Los Angeles basically has summer all year round. It also has a tectonic map that looks like a shattered glass-topped coffee table, so earthquakes are what California has instead of weather.
I lived through three big ones, dozens I could feel and hundreds I couldn’t. I thought I was done with all that until a couple of weeks ago. I was in the men’s room at Trader Joe’s, and the wall started wobbling. I had a mini stroke immediately, divine retribution for all the bacon cheeseburgers. Then it went away, and I forgot about it until a half-happy, half-scared checkout clerk chirped, “Did you feel the earthquake?”
“How cute,” I thought. “She thinks that was an earthquake.” Because I knew better as a grizzled veteran of 20 years on the Pacific Rim. Then I felt like an idiot. Of course she should be excited and scared. Earthquakes, even small ones, are a very big deal.
Carol and I went through that same naive stage. In 1989 we visited San Francisco. On the way home I realized the bluff we were driving by was the San Andreas Fault: basically, where two continents are jammed together. It was just an ordinary hill, until three days later when it slipped and pulled the rug out from under the whole Bay Area, interrupting the World Series and collapsing freeways.
A couple of years later, I was at a driving range. I looked up and saw the ground rise up, and waves passed under my feet like an ocean of land. It was kind of fun, like surfing, only without the board. And on an ocean made of land. I even thought it was kind of cool when I saw a hill in front of me disappear in a cloud of dust. If this was what all the fuss was about, I thought, Californians were scaredy cats. Especially the waitress who came screaming out of the coffee shop, and my wife, who called and suggested I come home 10 seconds ago. I told her I still had half a bucket of balls. Ever notice how loud spouses can be when they don’t get it?
In fact, I didn’t really get it, not until I was indoors for one, at work a few years later. That’s when it got real. A force that makes solid ground ocean-like doesn’t even notice something as insubstantial as a building, much less anything inside it. Watching a refrigerator levitate really makes you think. I discovered I didn’t want to die in a room of screaming comedy writers.
I also learned how to tell whom you care the most about: live through a big scary earthquake. The first person you check on? That’s it. Want to know who cares about you? Notice who checks on you. Which reminds me, I owe Carol an apology for that driving range conversation.
During the scariest one, we were all in the same bed – at first, anyway. Bobby was a baby. Sometimes we let him sleep in between us. Thank God we did that night. I must have woken up just as the first tremors struck because I was awake when I was airlifted eight, maybe 10 feet across the room. Seriously, we’re not that important.

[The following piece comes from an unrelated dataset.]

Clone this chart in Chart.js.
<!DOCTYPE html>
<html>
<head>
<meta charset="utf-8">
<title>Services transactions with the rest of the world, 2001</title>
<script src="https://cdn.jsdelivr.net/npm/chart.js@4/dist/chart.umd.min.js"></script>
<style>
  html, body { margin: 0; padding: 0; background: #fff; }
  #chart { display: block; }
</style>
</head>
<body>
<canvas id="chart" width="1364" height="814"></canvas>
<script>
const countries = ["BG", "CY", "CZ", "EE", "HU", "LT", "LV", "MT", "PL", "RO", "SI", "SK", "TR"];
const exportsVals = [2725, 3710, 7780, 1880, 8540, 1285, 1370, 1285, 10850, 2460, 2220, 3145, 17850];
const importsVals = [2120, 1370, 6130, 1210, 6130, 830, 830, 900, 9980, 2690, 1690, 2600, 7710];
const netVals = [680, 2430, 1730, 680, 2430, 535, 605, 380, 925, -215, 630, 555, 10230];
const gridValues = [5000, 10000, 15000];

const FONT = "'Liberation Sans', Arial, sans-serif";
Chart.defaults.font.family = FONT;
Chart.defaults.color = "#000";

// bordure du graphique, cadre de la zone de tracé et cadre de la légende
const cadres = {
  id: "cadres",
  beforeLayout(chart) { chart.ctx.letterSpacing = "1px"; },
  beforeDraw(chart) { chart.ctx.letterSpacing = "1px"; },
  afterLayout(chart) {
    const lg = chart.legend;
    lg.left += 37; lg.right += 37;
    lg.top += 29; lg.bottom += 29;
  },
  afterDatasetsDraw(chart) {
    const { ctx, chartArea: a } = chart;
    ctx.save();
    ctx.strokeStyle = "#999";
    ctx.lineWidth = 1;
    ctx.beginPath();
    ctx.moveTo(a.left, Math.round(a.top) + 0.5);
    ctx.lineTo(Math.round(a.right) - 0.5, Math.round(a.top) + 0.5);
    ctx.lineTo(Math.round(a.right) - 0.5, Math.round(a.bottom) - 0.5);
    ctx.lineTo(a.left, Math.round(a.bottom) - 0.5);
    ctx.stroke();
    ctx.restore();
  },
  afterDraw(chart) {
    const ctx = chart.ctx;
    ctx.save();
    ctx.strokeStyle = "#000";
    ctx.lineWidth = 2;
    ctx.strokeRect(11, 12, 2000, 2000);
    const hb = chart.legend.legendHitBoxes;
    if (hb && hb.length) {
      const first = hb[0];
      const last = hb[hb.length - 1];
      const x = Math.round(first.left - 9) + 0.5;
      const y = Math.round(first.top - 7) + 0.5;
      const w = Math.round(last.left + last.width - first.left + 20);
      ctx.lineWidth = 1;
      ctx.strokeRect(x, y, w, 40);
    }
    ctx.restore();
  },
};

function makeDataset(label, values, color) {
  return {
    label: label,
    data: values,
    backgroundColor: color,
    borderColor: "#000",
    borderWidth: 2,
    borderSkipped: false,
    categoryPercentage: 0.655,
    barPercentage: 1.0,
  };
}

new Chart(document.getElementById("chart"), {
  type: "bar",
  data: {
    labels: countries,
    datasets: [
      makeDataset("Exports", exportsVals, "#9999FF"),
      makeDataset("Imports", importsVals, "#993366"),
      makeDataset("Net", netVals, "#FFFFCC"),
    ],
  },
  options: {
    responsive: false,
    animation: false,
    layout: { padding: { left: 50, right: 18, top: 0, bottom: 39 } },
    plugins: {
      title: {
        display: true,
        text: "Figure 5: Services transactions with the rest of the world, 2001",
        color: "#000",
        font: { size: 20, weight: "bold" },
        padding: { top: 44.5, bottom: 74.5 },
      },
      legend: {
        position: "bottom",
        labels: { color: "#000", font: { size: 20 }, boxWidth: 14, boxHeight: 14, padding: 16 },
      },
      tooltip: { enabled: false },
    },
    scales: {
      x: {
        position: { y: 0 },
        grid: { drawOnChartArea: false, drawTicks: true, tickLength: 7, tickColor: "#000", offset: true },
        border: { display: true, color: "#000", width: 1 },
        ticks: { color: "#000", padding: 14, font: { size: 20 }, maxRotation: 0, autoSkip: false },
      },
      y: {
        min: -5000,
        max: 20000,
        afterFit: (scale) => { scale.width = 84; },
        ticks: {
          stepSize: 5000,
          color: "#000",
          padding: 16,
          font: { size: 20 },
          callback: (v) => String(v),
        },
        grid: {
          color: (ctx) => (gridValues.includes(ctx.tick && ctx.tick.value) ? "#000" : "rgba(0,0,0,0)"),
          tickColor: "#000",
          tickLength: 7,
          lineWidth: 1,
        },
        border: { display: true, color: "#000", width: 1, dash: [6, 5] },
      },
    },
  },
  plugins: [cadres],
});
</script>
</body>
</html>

If I had no other reasons to think of my wife as a hero (there are many), her behavior at that moment would cement her place. Carol must have woken up at the first tremor, but somehow she managed to stay on the bed and to roll over and shield Bobby with her body. There’s a bond between her and her children – between mothers and their children – that I will never understand. I know I don’t have it; some other connection, maybe, but not that one.
One thing that makes a big earthquake big is duration. This one seemed endless. It took forever to get back to them. I crawled, and I still got knocked down a couple of times. I had to pull myself up to get on the bed. For a panicky moment I could see her, but not him, then realized she had cocooned him under her. She wouldn’t move for a long time. I don’t think she could have if she wanted to. That primal quality that she has and I don’t kicked in, and that baby would only get hurt literally over her dead body.
It’s been years since I’ve thought about those few terrifying moments when my illusions of permanence were destroyed. By all rights I should have gotten it the first time, like that Trader Joe’s clerk did, and all the other excited, scared people I saw that day. People in Portland instinctively seem to have a healthier perspective on their place in the cosmic scheme of things. They don’t need to have a house fall on them.